The Virginian-Pilot
                             THE VIRGINIAN-PILOT 
              Copyright (c) 1995, Landmark Communications, Inc.

DATE: Saturday, June 17, 1995                TAG: 9506170384
SECTION: LOCAL                    PAGE: B4   EDITION: FINAL 
SOURCE: ASSOCIATED PRESS 
DATELINE: MONROVIA, MD.                      LENGTH: Short :   43 lines

MAN WHO INVENTED THE COMPUTER DIES IN MARYLAND AT AGE 91

John V. Atanasoff, who waited more than 30 years to receive credit for developing the first electronic computer, has died at age 91.

Atanasoff, who died of a stroke Thursday at his Maryland farmhouse, conceived of the idea for a computer while a professor at Iowa State University, and his prototype was completed in 1939.

But his work was overshadowed by the Electronic Numerical Integrator and Computer, or ENIAC, a machine built in 1945 in Pennsylvania that was credited as the first computer.

Atanasoff's work was finally recognized when a federal judge voided Sperry Rand's patent on the ENIAC in 1973, saying it had been derived from Atanasoff's invention.

The Smithsonian Institution exhibited Atanasoff's work in 1989, and President Bush gave him the National Medal of Technology in 1990.
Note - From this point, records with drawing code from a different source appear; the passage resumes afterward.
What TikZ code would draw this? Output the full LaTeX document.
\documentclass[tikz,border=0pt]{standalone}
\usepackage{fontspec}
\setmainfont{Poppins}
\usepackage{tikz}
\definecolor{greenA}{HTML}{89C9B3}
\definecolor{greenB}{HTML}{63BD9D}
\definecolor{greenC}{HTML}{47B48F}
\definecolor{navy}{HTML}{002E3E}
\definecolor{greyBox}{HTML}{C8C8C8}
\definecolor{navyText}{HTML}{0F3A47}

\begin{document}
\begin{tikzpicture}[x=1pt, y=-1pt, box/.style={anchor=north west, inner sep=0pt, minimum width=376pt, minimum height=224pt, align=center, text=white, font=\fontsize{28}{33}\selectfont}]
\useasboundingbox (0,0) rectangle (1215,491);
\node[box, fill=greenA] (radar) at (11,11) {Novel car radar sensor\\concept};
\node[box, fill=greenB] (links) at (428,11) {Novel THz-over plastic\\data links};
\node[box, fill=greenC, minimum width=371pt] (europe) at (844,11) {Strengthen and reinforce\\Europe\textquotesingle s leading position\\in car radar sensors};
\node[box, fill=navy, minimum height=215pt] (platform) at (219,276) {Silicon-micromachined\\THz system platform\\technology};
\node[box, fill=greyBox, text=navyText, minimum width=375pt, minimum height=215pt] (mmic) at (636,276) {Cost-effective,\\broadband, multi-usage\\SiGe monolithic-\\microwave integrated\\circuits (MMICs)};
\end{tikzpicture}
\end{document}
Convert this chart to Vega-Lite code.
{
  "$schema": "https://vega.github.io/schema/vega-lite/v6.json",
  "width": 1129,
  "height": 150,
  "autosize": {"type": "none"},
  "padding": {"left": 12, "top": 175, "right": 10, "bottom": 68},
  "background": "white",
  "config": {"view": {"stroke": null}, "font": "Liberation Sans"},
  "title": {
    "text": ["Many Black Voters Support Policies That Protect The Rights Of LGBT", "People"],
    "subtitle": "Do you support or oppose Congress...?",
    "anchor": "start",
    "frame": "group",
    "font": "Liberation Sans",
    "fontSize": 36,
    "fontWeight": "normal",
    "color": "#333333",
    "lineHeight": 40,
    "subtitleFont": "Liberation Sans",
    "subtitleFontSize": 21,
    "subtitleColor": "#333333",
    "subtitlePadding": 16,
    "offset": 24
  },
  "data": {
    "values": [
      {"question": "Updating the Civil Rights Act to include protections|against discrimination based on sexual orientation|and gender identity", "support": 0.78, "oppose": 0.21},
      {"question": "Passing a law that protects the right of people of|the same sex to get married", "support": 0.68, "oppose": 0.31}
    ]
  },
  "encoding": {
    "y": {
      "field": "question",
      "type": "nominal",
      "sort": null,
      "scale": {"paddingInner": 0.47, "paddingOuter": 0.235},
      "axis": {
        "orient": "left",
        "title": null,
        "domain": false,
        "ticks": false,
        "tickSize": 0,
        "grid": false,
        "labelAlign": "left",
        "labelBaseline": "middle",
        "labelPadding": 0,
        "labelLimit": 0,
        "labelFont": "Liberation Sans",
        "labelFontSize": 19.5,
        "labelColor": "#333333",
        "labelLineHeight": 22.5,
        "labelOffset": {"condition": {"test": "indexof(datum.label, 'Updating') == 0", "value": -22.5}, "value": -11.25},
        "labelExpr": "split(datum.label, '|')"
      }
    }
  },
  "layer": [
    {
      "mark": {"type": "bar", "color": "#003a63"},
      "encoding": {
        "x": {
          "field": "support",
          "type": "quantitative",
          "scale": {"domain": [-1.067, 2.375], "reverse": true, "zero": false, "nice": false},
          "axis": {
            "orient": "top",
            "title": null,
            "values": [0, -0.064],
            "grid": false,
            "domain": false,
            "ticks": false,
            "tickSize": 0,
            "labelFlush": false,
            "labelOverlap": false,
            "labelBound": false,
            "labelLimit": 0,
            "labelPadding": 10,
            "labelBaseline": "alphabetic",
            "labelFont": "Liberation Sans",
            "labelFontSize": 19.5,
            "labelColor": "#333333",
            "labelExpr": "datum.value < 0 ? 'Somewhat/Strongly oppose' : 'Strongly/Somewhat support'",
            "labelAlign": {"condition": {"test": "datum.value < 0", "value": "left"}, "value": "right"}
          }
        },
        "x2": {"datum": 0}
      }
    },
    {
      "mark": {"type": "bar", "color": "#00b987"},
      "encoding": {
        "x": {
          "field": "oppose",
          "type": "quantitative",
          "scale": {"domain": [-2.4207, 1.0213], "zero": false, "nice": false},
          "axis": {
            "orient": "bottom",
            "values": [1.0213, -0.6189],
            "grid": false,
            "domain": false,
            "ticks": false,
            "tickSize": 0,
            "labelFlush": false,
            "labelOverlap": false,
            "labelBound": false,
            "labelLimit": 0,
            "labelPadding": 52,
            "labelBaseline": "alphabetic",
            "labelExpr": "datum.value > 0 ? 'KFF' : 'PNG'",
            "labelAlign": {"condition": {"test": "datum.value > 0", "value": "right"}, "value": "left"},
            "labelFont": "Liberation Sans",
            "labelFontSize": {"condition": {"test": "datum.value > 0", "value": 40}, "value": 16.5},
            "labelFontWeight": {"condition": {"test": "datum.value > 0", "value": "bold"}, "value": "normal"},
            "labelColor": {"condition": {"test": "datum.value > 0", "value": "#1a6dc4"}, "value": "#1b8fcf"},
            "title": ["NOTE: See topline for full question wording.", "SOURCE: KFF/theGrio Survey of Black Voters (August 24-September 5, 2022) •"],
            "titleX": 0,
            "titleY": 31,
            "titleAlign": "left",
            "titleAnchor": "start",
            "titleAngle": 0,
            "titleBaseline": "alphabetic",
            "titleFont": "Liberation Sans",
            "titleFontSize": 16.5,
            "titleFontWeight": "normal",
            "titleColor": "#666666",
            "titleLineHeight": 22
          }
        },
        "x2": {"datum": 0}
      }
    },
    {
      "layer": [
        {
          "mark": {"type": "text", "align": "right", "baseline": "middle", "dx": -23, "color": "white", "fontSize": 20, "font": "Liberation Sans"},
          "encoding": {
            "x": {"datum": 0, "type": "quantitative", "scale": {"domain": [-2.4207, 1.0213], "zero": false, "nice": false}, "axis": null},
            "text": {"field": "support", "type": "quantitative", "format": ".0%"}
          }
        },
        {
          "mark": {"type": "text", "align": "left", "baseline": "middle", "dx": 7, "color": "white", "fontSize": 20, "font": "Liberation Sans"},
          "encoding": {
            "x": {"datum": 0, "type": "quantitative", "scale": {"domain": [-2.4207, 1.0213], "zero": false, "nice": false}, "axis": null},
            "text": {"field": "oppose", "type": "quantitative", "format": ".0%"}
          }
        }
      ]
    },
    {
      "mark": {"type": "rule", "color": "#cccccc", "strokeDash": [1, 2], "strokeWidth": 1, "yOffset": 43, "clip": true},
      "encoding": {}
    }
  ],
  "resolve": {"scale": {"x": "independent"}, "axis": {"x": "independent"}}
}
In 1937, Atanasoff was working on ways to help graduate students complete lengthy calculations when he decided to clear his mind with a long drive. After 189 miles, he stopped at a roadside bar in Illinois, where he developed the concepts behind modern computing over several bourbons, his wife, Alice, said in a 1990 interview.
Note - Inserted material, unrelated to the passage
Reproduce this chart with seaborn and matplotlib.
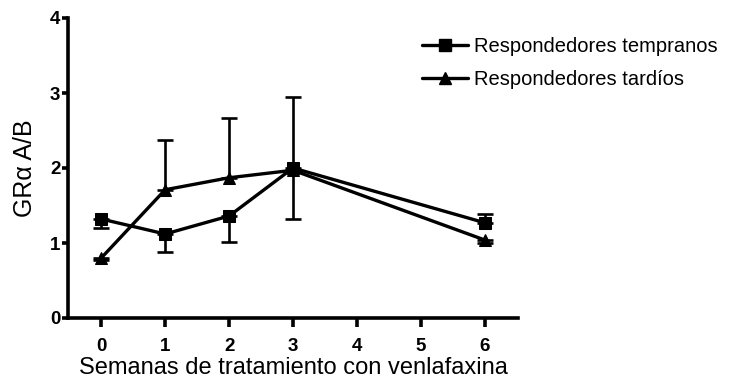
import matplotlib
matplotlib.use('Agg')
import matplotlib.pyplot as plt
from matplotlib.lines import Line2D
import seaborn as sns
import pandas as pd

semanas = [0, 1, 2, 3, 6]
tempranos = [1.32, 1.12, 1.36, 2.00, 1.27]
tempranos_err_lo = [0.12, 0.24, 0.34, 0.68, 0.0]
tempranos_err_hi = [0.0, 0.0, 0.0, 0.0, 0.12]
tardios = [0.80, 1.71, 1.87, 1.97, 1.04]
tardios_err_lo = [0.03, 0.0, 0.0, 0.0, 0.04]
tardios_err_hi = [0.0, 0.67, 0.80, 0.98, 0.0]
labels = ['Respondedores tempranos', 'Respondedores tardíos']

sns.set_style('ticks', {'axes.edgecolor': 'black', 'xtick.color': 'black',
                        'ytick.color': 'black', 'text.color': 'black',
                        'axes.labelcolor': 'black'})
plt.rcParams['font.family'] = ['Liberation Sans', 'DejaVu Sans']

df = pd.DataFrame({
    'semana': semanas * 2,
    'valor': tempranos + tardios,
    'grupo': [labels[0]] * 5 + [labels[1]] * 5,
})

fig = plt.figure(figsize=(7.3, 3.89), dpi=100)
ax = fig.add_axes([68 / 730, 1 - 318 / 389, 450 / 730, 300 / 389])

sns.lineplot(data=df, x='semana', y='valor', hue='grupo', style='grupo',
             markers={labels[0]: 's', labels[1]: '^'}, dashes=False,
             palette={labels[0]: 'black', labels[1]: 'black'},
             linewidth=2.4, markersize=9, markeredgecolor='black',
             legend=False, ax=ax, zorder=3)

ax.errorbar(semanas, tempranos, yerr=[tempranos_err_lo, tempranos_err_hi],
            fmt='none', ecolor='black', elinewidth=1.9, capsize=5.5, capthick=1.9)
ax.errorbar(semanas, tardios, yerr=[tardios_err_lo, tardios_err_hi],
            fmt='none', ecolor='black', elinewidth=1.9, capsize=5.5, capthick=1.9)

ax.set_xlim(-0.52, 6.52)
ax.set_ylim(0, 4)
ax.set_xticks([0, 1, 2, 3, 4, 5, 6])
ax.set_yticks([0, 1, 2, 3, 4])
for s in ['top', 'right']:
    ax.spines[s].set_visible(False)
for s in ['left', 'bottom']:
    ax.spines[s].set_linewidth(2.6)
ax.tick_params(axis='x', width=2.6, length=6.5, labelsize=13.5, pad=8)
ax.tick_params(axis='y', width=2.6, length=4.5, labelsize=13.5, pad=1)
for t in ax.get_xticklabels() + ax.get_yticklabels():
    t.set_fontweight('bold')

ax.set_xlabel('Semanas de tratamiento con venlafaxina', fontsize=17, labelpad=1)
ax.set_ylabel('GRα A/B', fontsize=18, labelpad=9)

handles = [Line2D([], [], color='black', lw=2.4, marker='s', markersize=9),
           Line2D([], [], color='black', lw=2.4, marker='^', markersize=9)]
ax.legend(handles, labels, loc='upper left', bbox_to_anchor=(404 / 730, 1 - 19 / 389),
          bbox_transform=fig.transFigure, frameon=False, fontsize=14.5,
          handlelength=2.3, handletextpad=0.3, labelspacing=0.7)

fig.savefig('out.png', dpi=100)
His machine was the first to use the binary system in electronic computing, researcher Allan Mackintosh wrote in 1988 in Scientific American magazine. It used vacuum tubes and could solve equations containing 29 variables.

ENIAC was built by John W. Mauchly and J. Presper Eckert Jr. in Philadelphia in 1945. Mauchly had visited Atanasoff in 1941 and examined his computer.

Besides his wife, survivors include two daughters and a son, four sisters and three brothers, 10 grandchildren and seven great-grandchildren. A memorial service is scheduled for Monday.